My wife and I are very different.
She grew up in a family of world travelers, traversing the globe to live in such places as Japan, Niger, and Uganda. My family were homebodies, perfectly content in our own corner of the world which didn’t often extend farther than Ohio or Pennsylvania. For family vacations, my in-laws would take their two girls trekking up a mountain to see gorillas or whitewater rafting down the Nile. My folks, preferring not to risk a good gorilla stomping or being eaten by piranhas – there’ s piranhas in the Nile, right? – took us to relax in a rustic cabin in safe and pristine PA.
Growing up she was a rebel. Nose ring and all. I thought choir boys were a bit devious and preferred a more tame childhood. We’ve often joked that had we met a few years before we did, I would have thought her “liberal” and she would have labeled me…well, boring.

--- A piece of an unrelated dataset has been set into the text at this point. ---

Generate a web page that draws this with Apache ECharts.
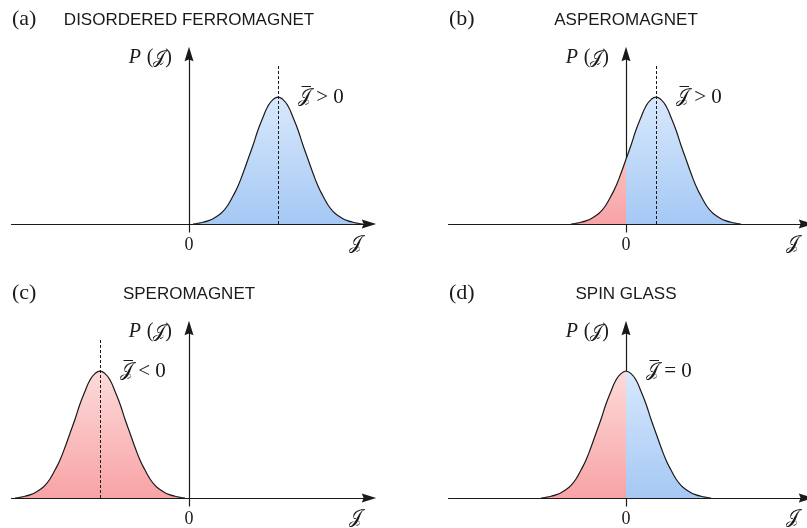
<!DOCTYPE html>
<html>
<head>
<meta charset="utf-8">
<script src="https://cdn.jsdelivr.net/npm/echarts@6/dist/echarts.min.js"></script>
<style>
  html, body { margin: 0; padding: 0; background: #ffffff; }
  #chart { width: 807px; height: 528px; }
</style>
</head>
<body>
<div id="chart"></div>
<script>
// Panel captions
const panelLetters = ['(a)', '(b)', '(c)', '(d)'];
const panelTitles = ['DISORDERED FERROMAGNET', 'ASPEROMAGNET', 'SPEROMAGNET', 'SPIN GLASS'];

// Mean exchange coupling of each distribution (J units)
const panelMeans = [3.56, 1.2, -3.56, 0];
const meanRelations = ['> 0', '> 0', '< 0', '= 0'];
const showMeanLine = [true, true, true, false];

// Bell-shaped distribution: offset from the mean vs. relative probability P(J)
const profileOffsets = [-3.4, -3.2, -3.0, -2.8, -2.6, -2.4, -2.2, -2.0, -1.8, -1.6, -1.4, -1.2,
  -1.0, -0.8, -0.6, -0.4, -0.2, 0, 0.2, 0.4, 0.6, 0.8, 1.0, 1.2, 1.4, 1.6, 1.8, 2.0, 2.2,
  2.4, 2.6, 2.8, 3.0, 3.2, 3.4];
const profileValues = [0.0, 0.006, 0.014, 0.025, 0.041, 0.066, 0.10, 0.15, 0.22, 0.30, 0.40, 0.51,
  0.62, 0.74, 0.84, 0.93, 0.98, 1.0, 0.98, 0.93, 0.84, 0.74, 0.62, 0.51, 0.40, 0.30, 0.22, 0.15,
  0.10, 0.066, 0.041, 0.025, 0.014, 0.006, 0.0];

// Tick shown on the J axis
const xTickValues = [0];
const xTickLabels = ['0'];

// Axis extents
const xRange = [-7.1, 7.2];
const yRange = [-0.063, 1.339];
const meanLineTop = 1.25;

// Panel geometry (pixels)
const gridW = 357.5, gridH = 178;
const gridPos = [[11.5, 54], [448.5, 54], [11.5, 328], [448.5, 328]];

const ink = '#1a1a1a';
const serif = "'Liberation Serif', 'DejaVu Serif', serif";
const mathFont = "'DejaVu Serif', 'DejaVu Sans', 'Liberation Serif', serif";
const arrow = 'path://M5,0L10,16L5,14L0,16Z';
const scriptJ = '\u{1D4A5}';

function yPix(v, top) {
  return top + (yRange[1] - v) / (yRange[1] - yRange[0]) * gridH;
}

function fillGradient(top, light, dark) {
  return new echarts.graphic.LinearGradient(0, yPix(1, top), 0, yPix(0, top), [
    { offset: 0, color: light },
    { offset: 1, color: dark }
  ], true);
}

const grids = [], xAxes = [], yAxes = [], series = [], graphics = [];

panelMeans.forEach((mean, i) => {
  const [left, top] = gridPos[i];
  grids.push({ left: left, top: top, width: gridW, height: gridH });

  xAxes.push({
    gridIndex: i, type: 'value', min: xRange[0], max: xRange[1],
    axisLine: { onZero: true, lineStyle: { color: ink, width: 1.2 },
      symbol: ['none', arrow], symbolSize: [9, 16] },
    axisTick: { show: false },
    splitLine: { show: false },
    axisLabel: {
      customValues: xTickValues,
      formatter: v => xTickLabels[xTickValues.indexOf(v)] ?? '',
      margin: 4, color: ink, fontFamily: serif, fontSize: 18
    },
    name: scriptJ, nameLocation: 'end', nameGap: -14,
    nameTextStyle: { color: ink, fontFamily: mathFont, fontSize: 19,
      align: 'center', verticalAlign: 'top', padding: [11, 0, 0, 0] }
  });

  yAxes.push({
    gridIndex: i, type: 'value', min: yRange[0], max: yRange[1],
    axisLine: { onZero: true, lineStyle: { color: ink, width: 1.2 },
      symbol: ['none', arrow], symbolSize: [9, 16] },
    axisTick: { show: false },
    axisLabel: { show: false },
    splitLine: { show: false },
    name: '{p|P} {t|(}' + scriptJ + '{t|)}', nameLocation: 'end', nameGap: -4,
    nameTextStyle: { color: ink, fontFamily: mathFont, fontSize: 18,
      align: 'right', verticalAlign: 'middle', padding: [0, 17, 0, 0],
      rich: {
        p: { fontFamily: serif, fontStyle: 'italic', fontSize: 20, color: ink },
        t: { fontFamily: serif, fontSize: 20, color: ink }
      } }
  });

  const points = profileOffsets.map((d, k) => [mean + d, profileValues[k]]);
  const negPart = points.filter(p => p[0] <= 1e-9);
  const posPart = points.filter(p => p[0] >= -1e-9);

  const meanMark = {
    silent: true,
    symbol: 'circle', symbolSize: 0,
    label: { show: true, position: 'right', distance: 20,
      formatter: '{j|' + scriptJ + '\u0305}{r| ' + meanRelations[i] + '}',
      rich: {
        j: { fontFamily: mathFont, fontSize: 19, color: ink },
        r: { fontFamily: serif, fontSize: 21, color: ink }
      } },
    data: [{ coord: [mean, 1.0] }]
  };
  const meanLine = {
    silent: true, symbol: ['none', 'none'],
    lineStyle: { color: ink, width: 1, type: [3, 2] },
    label: { show: false },
    data: [[{ coord: [mean, 0] }, { coord: [mean, meanLineTop] }]]
  };

  const base = {
    type: 'line', xAxisIndex: i, yAxisIndex: i, smooth: true, symbol: 'none',
    lineStyle: { color: ink, width: 1.2 }, z: 3
  };
  const markOn = mean >= 0 ? 'pos' : 'neg';

  if (negPart.length > 1) {
    series.push(Object.assign({}, base, {
      data: negPart,
      areaStyle: { color: fillGradient(top, '#fddada', '#f8a3a5'), opacity: 1 },
      markPoint: markOn === 'neg' ? meanMark : undefined,
      markLine: markOn === 'neg' && showMeanLine[i] ? meanLine : undefined
    }));
  }
  if (posPart.length > 1) {
    series.push(Object.assign({}, base, {
      data: posPart,
      areaStyle: { color: fillGradient(top, '#d8e8fc', '#a5c8f4'), opacity: 1 },
      markPoint: markOn === 'pos' ? meanMark : undefined,
      markLine: markOn === 'pos' && showMeanLine[i] ? meanLine : undefined
    }));
  }

  const axisX = left + (0 - xRange[0]) / (xRange[1] - xRange[0]) * gridW;
  graphics.push({
    type: 'text', x: left + 0.5, y: top - 35,
    style: { text: panelLetters[i], font: "22px 'Liberation Serif', serif", fill: ink,
      align: 'left', verticalAlign: 'middle' }
  });
  graphics.push({
    type: 'text', x: axisX, y: top - 34,
    style: { text: panelTitles[i], font: "17px 'Liberation Sans', Arial, sans-serif",
      fill: ink, align: 'center', verticalAlign: 'middle' }
  });
});

const chart = echarts.init(document.getElementById('chart'), null, { renderer: 'canvas' });
chart.setOption({
  animation: false,
  backgroundColor: '#ffffff',
  grid: grids,
  xAxis: xAxes,
  yAxis: yAxes,
  series: series,
  graphic: graphics
});
</script>
</body>
</html>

In college she was involved in everything, completed a double-major with high marks and probably attended more social functions in a month than I did all four years; eight years if you want to include high school, which would still leave her safely ahead. I attended a small, private college where I mostly blended in with the woodwork while quietly earning my diploma.
We met at a horse camp – I hate horses, by the way – and in a lightning fast romance here we are, happily married and still trying to figure out why in the world the other person does what they do. Who’d have thought? In a million hopeful dreams I never imagined someone like Kyna as my wife. Or where I’d meet her. Or how everything would fall into place.
So go rent a good Meg Ryan movie, and between the tears, take heart. Hope, and opportunity, do spring eternal. You never know who’ll be on the next horse to come moseying through town.